Studios feel busy, chairs are full, and calendars look packed.
But when we looked at real studio data from 2025, the picture turned out to be more nuanced.
Tattoo seasonality isn’t just about how many tattoos happen.
It’s also about how far in advance people plan them.
What we looked at
To avoid assumptions based on “how busy it feels,” we analysed two different things:
When tattoo appointments were booked
When tattoos were actually performed
On top of that, we measured lead time:
the number of days between booking creation and tattoo execution.
Bookings and tattoos peak in spring, not summer
Bookings created per month (2025)
January: 896
February: 942
March: 883
April: 927
May: 1,139 (highest)
June: 882
July: 900
August: 845
September: 865
October: 872
November: 791
December: 758 (lowest)
Tattoos performed per month (2025)
January: 843
February: 930
March: 918
April: 892
May: 1,125 (highest)
June: 955
July: 806
August: 795
September: 861
October: 979 (high)
November: 873
December: 725 (lowes)
In this dataset, May is the busiest month of the year
for both bookings and tattoos being done.
July and August — commonly assumed to be peak season — are not.
Summer behaves differently, not just “busier”
Where summer does stand out is in planning behavior.
Average lead time per month (days between booking and tattoo)
January–April: ~24–25 days
May: 21 days
June–August: ~18 days (shortest)
September–November: ~20–21 days
December: ~18 days
This shows a clear shift:
In spring, people book tattoos further in advance which can easily be explained by the longer waiting time the studio’s have
In summer, bookings happen closer to the appointment date, because else they would need to wait until after summer holiday.
In autumn, planning stabilizes again
So summer isn’t secretly busy because everything was sold earlier.

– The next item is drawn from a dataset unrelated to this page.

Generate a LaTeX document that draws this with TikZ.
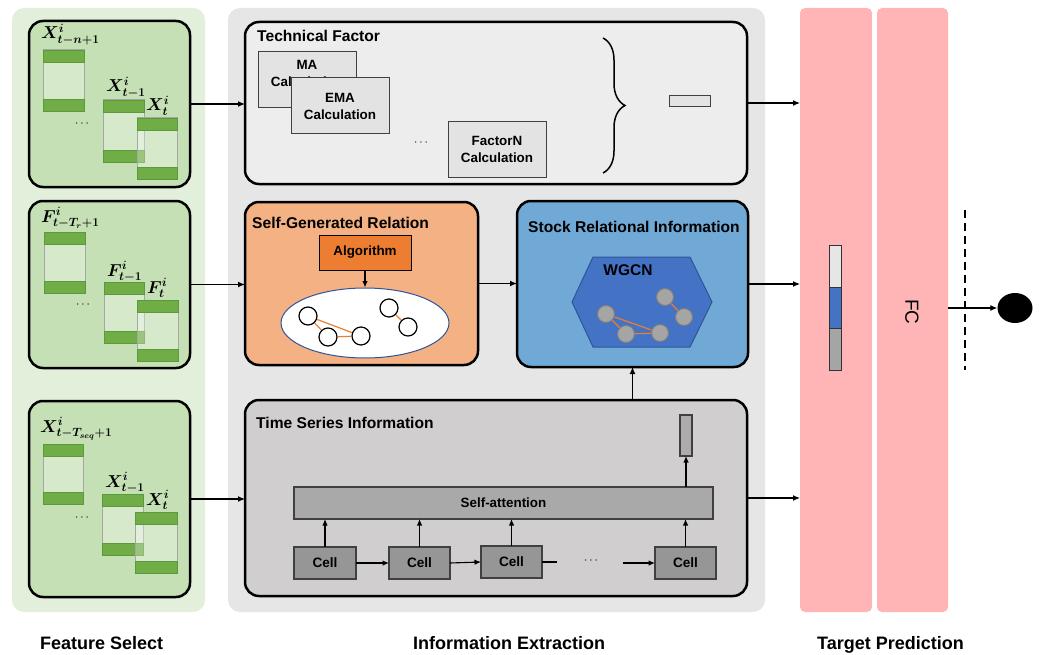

It’s different because people commit later.
Why summer can still feel busy
There are two things happening at the same time:
Lower overall volume
Shorter lead times
At the same time, many studios experience reduced capacity in summer:
artists taking holidays
guest spots paused
fewer available working days
So even with fewer tattoos overall, studios can still feel full.
Without data on available slots, we can’t separate demand from capacity perfectly —
but the combination of short lead times + lower volume explains why summer feels intense despite not being the peak.
What this means for tattoo studios
Seasonality isn’t just about “busy vs quiet.”
It’s about how people plan.
Spring
Highest demand
Longest planning window
Best period for:
follow-ups
waiting lists
structured booking flows
Summer
Short planning horizon
More last-minute decisions
Requires:
fast replies
low-friction booking
realistic capacity planning
Autumn
Demand rebounds
Planning behavior returns
Good moment to rebuild calendars after summer
Studios that treat every month the same are often reacting to the wrong signals.
How this data was measured
This analysis is based on anonymized data from tattoo studios during 2025.
Booked = appointment creation date
Done = tattoo execution date
Lead time = number of days between booking and execution
No personal client data was used.
We took data of 31 238 appointments from steady studio’s using Tattoogenda who are in the business for over 4 years.
Final takeaway
In this dataset, summer isn’t tattoo season.
Spring is the strongest period overall.
Summer is a short-term, lower-planning market.
Autumn rebounds.
Understanding that difference helps studios plan calmer, respond faster,
and stop judging demand by how busy it feels in the moment.